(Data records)
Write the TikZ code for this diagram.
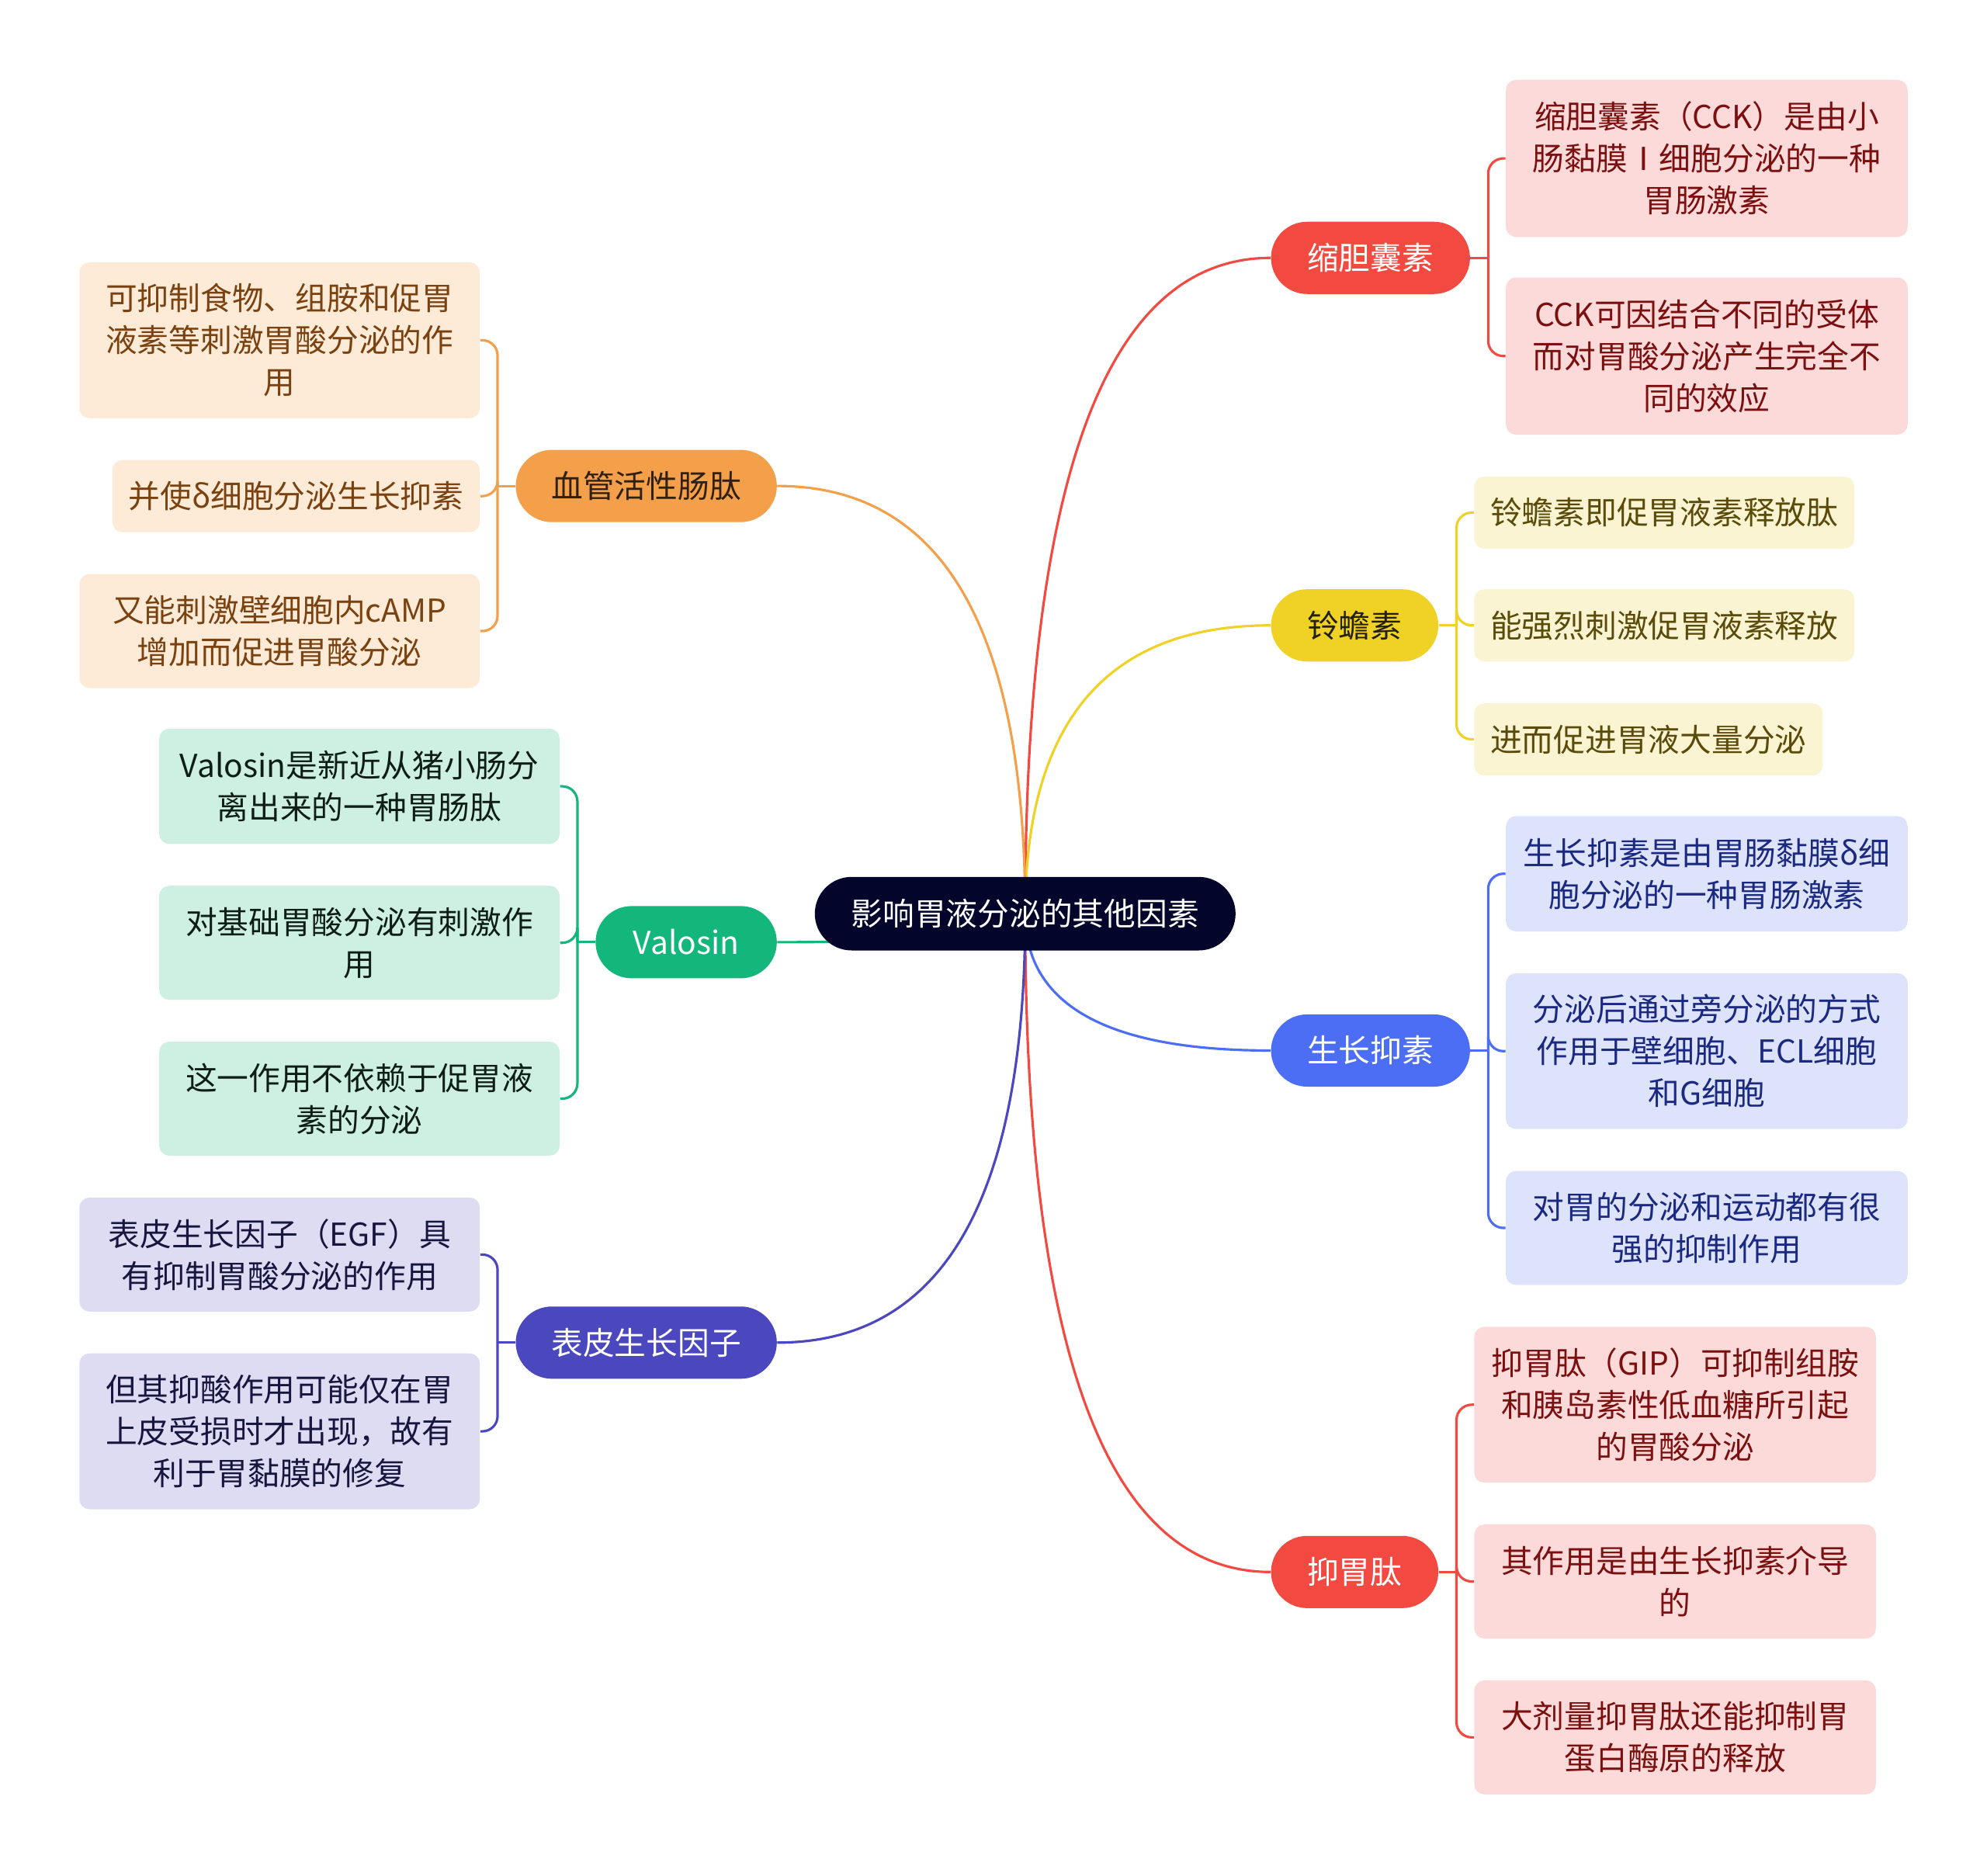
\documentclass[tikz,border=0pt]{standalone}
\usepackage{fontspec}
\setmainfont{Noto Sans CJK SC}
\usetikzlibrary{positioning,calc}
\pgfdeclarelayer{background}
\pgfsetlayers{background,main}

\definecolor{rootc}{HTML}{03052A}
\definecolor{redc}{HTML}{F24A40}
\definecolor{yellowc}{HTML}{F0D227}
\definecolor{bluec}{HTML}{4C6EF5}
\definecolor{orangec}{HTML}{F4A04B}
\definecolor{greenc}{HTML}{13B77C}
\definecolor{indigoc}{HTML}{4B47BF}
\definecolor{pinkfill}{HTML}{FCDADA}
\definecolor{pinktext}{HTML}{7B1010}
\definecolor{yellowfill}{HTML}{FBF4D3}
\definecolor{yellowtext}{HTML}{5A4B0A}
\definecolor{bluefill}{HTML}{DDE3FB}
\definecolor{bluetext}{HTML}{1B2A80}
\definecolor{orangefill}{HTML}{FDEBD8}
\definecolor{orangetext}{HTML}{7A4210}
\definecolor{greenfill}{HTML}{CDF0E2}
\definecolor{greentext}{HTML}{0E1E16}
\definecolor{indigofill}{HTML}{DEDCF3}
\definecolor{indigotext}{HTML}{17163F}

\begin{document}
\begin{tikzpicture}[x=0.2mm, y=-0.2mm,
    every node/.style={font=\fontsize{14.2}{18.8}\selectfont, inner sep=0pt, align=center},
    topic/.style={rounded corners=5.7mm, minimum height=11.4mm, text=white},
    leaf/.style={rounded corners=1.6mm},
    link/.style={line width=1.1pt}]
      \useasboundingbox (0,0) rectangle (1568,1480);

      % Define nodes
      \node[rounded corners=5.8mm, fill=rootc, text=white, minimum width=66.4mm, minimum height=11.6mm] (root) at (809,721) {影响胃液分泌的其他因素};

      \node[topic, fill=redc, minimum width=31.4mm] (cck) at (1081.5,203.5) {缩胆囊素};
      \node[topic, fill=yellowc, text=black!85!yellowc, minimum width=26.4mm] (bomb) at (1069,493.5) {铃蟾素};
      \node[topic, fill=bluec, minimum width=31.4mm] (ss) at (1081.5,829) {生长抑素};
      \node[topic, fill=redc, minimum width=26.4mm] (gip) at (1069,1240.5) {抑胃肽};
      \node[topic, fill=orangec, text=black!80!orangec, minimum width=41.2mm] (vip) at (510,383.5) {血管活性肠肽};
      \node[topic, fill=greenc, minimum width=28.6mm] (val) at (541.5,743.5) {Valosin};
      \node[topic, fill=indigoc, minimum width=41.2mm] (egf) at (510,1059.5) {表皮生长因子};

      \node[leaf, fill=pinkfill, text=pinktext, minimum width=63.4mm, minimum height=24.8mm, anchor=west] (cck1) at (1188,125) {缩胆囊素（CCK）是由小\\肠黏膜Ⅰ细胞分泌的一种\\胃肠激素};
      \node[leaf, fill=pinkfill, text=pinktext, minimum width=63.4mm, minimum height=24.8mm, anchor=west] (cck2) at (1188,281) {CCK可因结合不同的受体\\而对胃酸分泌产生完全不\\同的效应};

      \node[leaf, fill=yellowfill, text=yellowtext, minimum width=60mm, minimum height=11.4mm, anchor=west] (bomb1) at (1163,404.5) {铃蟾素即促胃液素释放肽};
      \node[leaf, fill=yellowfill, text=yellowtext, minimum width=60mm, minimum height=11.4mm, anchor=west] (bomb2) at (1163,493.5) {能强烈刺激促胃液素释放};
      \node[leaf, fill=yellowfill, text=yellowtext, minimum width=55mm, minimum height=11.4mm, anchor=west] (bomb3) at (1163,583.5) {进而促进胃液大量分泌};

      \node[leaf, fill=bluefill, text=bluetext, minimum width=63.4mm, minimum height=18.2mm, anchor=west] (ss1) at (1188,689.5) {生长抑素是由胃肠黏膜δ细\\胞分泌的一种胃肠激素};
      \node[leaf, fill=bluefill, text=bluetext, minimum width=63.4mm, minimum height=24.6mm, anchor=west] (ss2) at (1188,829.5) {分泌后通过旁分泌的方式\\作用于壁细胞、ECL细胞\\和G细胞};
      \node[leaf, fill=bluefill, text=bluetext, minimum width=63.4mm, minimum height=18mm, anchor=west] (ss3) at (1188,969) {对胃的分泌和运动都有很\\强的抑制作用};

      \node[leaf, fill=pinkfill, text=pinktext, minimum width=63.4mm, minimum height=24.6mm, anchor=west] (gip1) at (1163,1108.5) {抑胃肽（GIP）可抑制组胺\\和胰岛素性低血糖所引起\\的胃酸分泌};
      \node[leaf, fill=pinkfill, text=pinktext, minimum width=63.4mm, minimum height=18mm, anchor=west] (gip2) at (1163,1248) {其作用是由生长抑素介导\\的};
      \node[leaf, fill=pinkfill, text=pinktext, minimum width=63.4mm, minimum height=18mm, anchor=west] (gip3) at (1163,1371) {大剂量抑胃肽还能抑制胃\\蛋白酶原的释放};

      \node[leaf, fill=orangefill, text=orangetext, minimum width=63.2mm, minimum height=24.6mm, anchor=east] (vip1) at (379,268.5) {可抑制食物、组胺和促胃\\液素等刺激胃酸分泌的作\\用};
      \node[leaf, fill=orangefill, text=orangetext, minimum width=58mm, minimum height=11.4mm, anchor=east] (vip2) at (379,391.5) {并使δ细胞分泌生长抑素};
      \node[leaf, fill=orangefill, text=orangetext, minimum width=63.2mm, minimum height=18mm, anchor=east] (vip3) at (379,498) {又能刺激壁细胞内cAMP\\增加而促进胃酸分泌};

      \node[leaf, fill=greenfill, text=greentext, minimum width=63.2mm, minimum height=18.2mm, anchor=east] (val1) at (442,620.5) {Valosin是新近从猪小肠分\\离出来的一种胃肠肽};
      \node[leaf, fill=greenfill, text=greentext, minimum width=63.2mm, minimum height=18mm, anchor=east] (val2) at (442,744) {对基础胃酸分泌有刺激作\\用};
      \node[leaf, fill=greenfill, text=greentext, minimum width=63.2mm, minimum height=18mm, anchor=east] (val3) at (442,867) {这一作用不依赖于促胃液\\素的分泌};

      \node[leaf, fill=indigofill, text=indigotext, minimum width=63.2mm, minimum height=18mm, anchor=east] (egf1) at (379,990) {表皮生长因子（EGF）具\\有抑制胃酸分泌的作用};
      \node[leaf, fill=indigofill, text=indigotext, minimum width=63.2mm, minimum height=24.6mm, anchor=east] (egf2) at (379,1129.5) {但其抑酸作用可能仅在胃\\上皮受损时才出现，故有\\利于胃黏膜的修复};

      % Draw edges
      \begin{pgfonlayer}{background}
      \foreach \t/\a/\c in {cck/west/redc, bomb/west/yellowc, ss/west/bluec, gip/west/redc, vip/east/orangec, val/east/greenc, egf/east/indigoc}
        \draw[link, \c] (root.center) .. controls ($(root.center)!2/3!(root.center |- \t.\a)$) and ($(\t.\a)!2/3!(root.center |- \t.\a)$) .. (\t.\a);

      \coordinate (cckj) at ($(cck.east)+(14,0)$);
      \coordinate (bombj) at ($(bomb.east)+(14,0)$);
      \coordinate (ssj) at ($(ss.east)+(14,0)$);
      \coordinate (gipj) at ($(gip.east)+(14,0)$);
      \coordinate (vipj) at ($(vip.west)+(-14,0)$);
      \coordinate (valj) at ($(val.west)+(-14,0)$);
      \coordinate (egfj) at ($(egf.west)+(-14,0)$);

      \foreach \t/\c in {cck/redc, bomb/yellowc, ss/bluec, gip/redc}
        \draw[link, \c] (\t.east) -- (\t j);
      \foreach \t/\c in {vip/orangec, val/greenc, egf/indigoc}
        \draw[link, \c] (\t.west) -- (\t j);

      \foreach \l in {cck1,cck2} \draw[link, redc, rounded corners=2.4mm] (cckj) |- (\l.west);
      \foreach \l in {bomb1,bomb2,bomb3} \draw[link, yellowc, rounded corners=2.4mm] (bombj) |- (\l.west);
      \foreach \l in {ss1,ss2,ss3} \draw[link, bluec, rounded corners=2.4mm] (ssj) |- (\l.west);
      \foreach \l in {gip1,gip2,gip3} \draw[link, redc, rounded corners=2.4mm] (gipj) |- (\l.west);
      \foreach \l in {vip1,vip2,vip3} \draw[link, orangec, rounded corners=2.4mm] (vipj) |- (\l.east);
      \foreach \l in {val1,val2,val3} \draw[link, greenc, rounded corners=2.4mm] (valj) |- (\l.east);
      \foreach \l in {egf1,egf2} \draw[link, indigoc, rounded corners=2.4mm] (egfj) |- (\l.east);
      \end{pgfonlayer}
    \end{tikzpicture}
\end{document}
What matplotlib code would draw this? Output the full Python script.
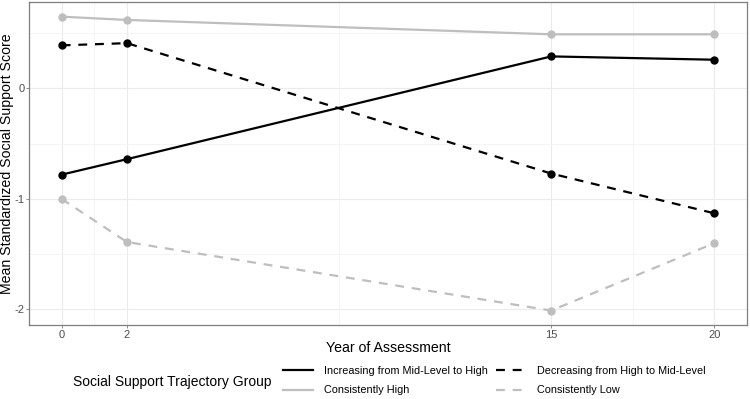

> [Required task]:
Show each line of the data that contains the string "this".

> [Output below]:
Write the TikZ code for this diagram.
What matplotlib code would draw this? Output the full Python script.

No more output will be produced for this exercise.